Now if the generality is a good message, you can relax. "Everyone thinks you are doing a great job!" "No one was late today." "All the carpenters appreciate the wood you bought."
However, if the message is negative, the speaker is pointing a knife at your back. "No one believes your little act." "Everyone thinks the pay is too low." "No one wears their hair like that any more." 

One reason the news media is such a poor influence on society is because of their generalities. Just listen to the news or read a newspaper and you see generalities. "America was shocked and saddened . . ." "Sources revealed that . . ." "Critics asked why the President said . . ." 

The newspaper reporter would not be as upsetting if he or she was specific. "My daughter asked me why the President said . . ."

Because antisocial people want you and others to fail, they confuse and upset you with generalities.

How to Respond

"When asked, 'Who is everybody . . .' it normally turns out to be one source and from this source the antisocial person has manufactured what he or she pretends is the whole opinion of the whole society." -- L. Ron Hubbard



You: "Nancy, you say everyone thinks I make too much money.

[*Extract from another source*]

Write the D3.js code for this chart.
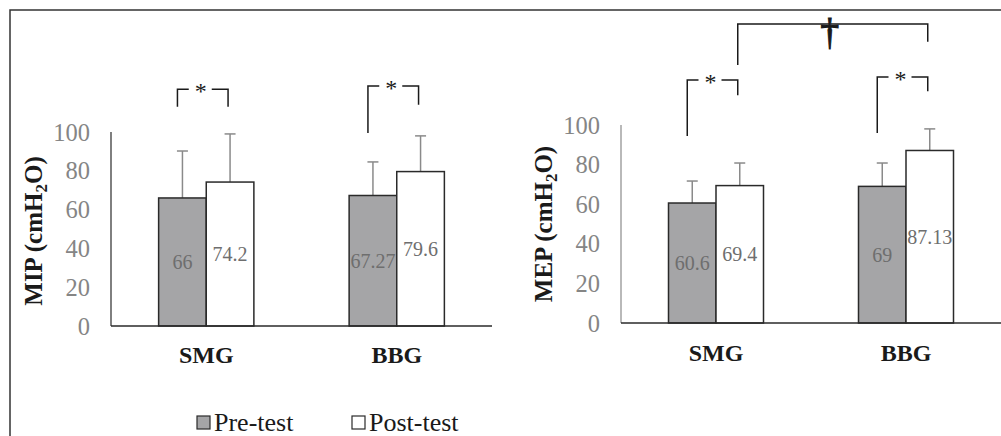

Who exactly?"

Nancy: "Oh, uh, well, you know, everyone I talk to. It's common knowledge."

You: "Can you tell me who exactly?"

Nancy: "I don't know, I can't remember. I'll ask around."

You: "I'm going to assume you made this all up. Don't say things like that to me again."


Social Personality

While the antisocials are tearing down the world, the world social personalities are improving it. Constructive people make life better for those around them. Fortunately, most people are social personalities. 

Social personalities are opposite of the antisocial personality. For example, they are specific.

"The social personality is specific in relating circumstances. 'Joe Jones said . . . ' 'The Star Newspaper reported . . . ' and gives sources of data where important or possible.

"He may use the generality of 'they' or ''people' but seldom in connection with attributing statements or opinions of an alarming nature." -- L. Ron Hubbard


Examples of social personality statements: "Patty and Joan want raises." "Everyone's happy you're back from vacation." "Steve loved your speech."
Even if the social personality is passing bad news, it is not upsetting. For example, "Kelly and Roger have decided to move to Los Angeles to help their son produce documentaries." 

The antisocial thinks bad news is an opportunity to upset you. "It seems like lots of people are leaving us . . . Kelly, Roger and others. Maybe they don't like how you treat them."



Every time you hear a generality regarding bad news this week, reject the information. Assume the person is either careless or antisocial. Instead, ask "Who is everybody?" or "Who exactly?"